EXERCISE DESCRIPTION:
Show each line of the data below that has the string "seaborn" in it.

DATA SHOWN:
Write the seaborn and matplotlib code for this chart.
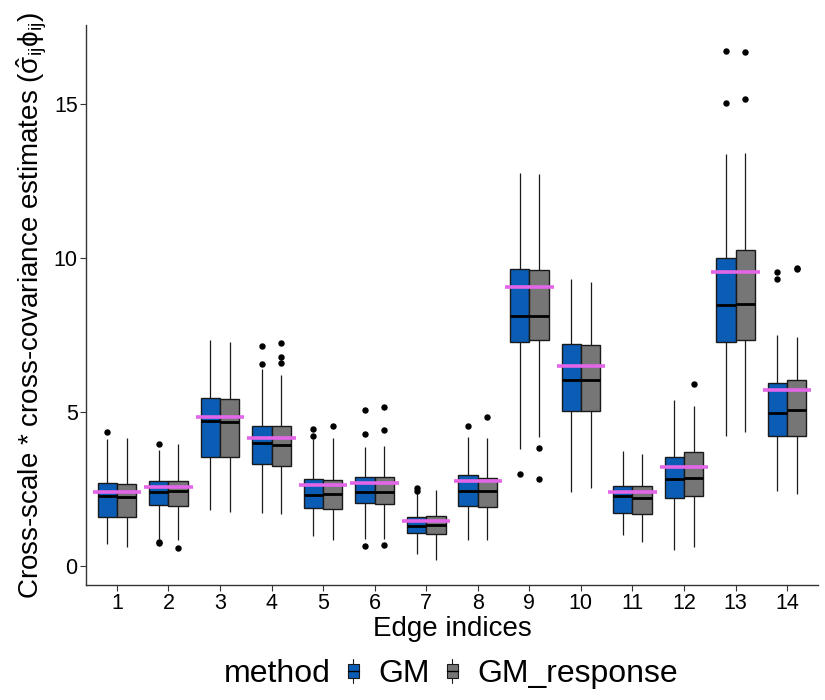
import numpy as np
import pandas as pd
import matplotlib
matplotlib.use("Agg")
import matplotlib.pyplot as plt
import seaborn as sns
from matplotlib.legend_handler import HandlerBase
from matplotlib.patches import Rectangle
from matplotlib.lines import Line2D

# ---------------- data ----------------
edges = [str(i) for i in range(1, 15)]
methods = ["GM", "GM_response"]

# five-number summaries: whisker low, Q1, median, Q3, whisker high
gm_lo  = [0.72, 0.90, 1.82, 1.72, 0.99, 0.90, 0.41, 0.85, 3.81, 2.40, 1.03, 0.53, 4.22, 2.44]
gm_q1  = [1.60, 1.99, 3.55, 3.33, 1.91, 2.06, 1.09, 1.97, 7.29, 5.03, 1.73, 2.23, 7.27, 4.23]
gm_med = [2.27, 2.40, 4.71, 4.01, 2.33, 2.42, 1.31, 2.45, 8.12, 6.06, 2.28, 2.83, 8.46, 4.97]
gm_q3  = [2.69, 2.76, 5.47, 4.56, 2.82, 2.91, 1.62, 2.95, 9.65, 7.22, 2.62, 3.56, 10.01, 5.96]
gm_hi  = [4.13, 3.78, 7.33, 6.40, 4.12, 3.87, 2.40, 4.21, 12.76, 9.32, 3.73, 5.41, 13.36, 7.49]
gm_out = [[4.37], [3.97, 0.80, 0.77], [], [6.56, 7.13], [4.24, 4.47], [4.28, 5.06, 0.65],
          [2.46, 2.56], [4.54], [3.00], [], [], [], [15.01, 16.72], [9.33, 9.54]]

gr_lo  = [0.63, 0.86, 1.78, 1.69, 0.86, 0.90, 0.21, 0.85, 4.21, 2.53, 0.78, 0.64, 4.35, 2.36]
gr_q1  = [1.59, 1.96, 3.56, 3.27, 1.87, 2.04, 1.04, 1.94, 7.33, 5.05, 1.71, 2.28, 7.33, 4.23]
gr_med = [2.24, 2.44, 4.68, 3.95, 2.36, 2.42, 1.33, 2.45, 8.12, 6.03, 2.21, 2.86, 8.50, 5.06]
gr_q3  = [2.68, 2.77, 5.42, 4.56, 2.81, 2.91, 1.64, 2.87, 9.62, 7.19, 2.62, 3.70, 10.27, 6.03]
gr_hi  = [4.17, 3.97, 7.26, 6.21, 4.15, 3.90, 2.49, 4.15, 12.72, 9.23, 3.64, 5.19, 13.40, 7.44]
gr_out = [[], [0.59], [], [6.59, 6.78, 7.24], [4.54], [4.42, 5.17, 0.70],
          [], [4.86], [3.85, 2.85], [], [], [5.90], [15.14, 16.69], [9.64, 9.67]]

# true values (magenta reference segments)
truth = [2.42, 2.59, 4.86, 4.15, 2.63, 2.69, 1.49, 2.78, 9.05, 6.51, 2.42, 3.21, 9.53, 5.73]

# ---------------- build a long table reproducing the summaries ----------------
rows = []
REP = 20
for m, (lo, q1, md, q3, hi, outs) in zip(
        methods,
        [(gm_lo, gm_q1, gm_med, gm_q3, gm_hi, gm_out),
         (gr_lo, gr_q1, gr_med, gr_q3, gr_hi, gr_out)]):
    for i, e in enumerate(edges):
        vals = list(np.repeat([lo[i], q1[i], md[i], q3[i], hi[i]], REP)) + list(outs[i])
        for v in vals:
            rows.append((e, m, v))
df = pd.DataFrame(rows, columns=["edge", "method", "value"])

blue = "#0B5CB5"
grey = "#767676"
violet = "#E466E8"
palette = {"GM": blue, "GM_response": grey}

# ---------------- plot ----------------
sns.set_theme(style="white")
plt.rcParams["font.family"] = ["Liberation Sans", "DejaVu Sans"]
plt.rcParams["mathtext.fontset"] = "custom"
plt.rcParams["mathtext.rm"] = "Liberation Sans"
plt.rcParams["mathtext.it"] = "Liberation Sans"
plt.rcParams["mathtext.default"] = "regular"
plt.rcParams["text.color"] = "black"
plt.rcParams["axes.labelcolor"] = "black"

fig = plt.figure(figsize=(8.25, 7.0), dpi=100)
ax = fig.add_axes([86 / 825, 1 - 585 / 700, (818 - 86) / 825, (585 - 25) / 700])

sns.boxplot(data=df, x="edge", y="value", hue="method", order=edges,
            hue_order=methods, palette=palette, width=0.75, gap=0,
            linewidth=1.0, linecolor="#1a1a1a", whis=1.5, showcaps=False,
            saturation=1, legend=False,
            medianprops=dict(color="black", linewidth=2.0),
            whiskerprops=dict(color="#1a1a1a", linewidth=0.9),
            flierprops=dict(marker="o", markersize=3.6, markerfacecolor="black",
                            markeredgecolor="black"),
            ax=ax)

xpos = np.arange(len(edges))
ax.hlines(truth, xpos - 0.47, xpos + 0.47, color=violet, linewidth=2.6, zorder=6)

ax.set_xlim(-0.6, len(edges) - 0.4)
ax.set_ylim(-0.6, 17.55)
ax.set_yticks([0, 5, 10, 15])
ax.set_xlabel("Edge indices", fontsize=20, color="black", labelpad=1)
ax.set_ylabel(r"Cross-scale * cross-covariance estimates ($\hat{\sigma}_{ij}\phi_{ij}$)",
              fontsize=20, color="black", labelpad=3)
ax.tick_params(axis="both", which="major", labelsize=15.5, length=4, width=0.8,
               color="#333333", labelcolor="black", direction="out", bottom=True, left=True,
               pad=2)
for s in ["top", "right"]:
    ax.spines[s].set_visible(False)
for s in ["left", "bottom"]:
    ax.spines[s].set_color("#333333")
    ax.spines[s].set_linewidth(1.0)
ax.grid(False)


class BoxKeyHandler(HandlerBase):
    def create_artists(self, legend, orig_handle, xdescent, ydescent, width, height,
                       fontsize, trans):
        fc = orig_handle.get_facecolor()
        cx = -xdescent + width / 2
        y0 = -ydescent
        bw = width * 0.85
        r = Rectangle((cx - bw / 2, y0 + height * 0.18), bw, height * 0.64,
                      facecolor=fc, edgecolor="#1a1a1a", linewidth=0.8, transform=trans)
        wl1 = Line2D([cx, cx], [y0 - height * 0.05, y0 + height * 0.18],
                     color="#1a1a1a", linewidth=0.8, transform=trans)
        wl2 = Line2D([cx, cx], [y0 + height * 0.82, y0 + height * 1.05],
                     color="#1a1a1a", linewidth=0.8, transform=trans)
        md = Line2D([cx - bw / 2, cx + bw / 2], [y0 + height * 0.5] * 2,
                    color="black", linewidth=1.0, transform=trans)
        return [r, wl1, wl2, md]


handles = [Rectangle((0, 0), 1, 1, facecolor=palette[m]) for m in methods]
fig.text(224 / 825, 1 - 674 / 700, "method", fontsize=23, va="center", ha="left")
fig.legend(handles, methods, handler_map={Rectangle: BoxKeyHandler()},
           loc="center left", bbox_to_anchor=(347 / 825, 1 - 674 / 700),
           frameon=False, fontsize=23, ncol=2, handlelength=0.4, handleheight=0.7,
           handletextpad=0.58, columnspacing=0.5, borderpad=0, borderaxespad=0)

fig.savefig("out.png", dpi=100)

THE OUTPUT:
Write the seaborn and matplotlib code for this chart.
import seaborn as sns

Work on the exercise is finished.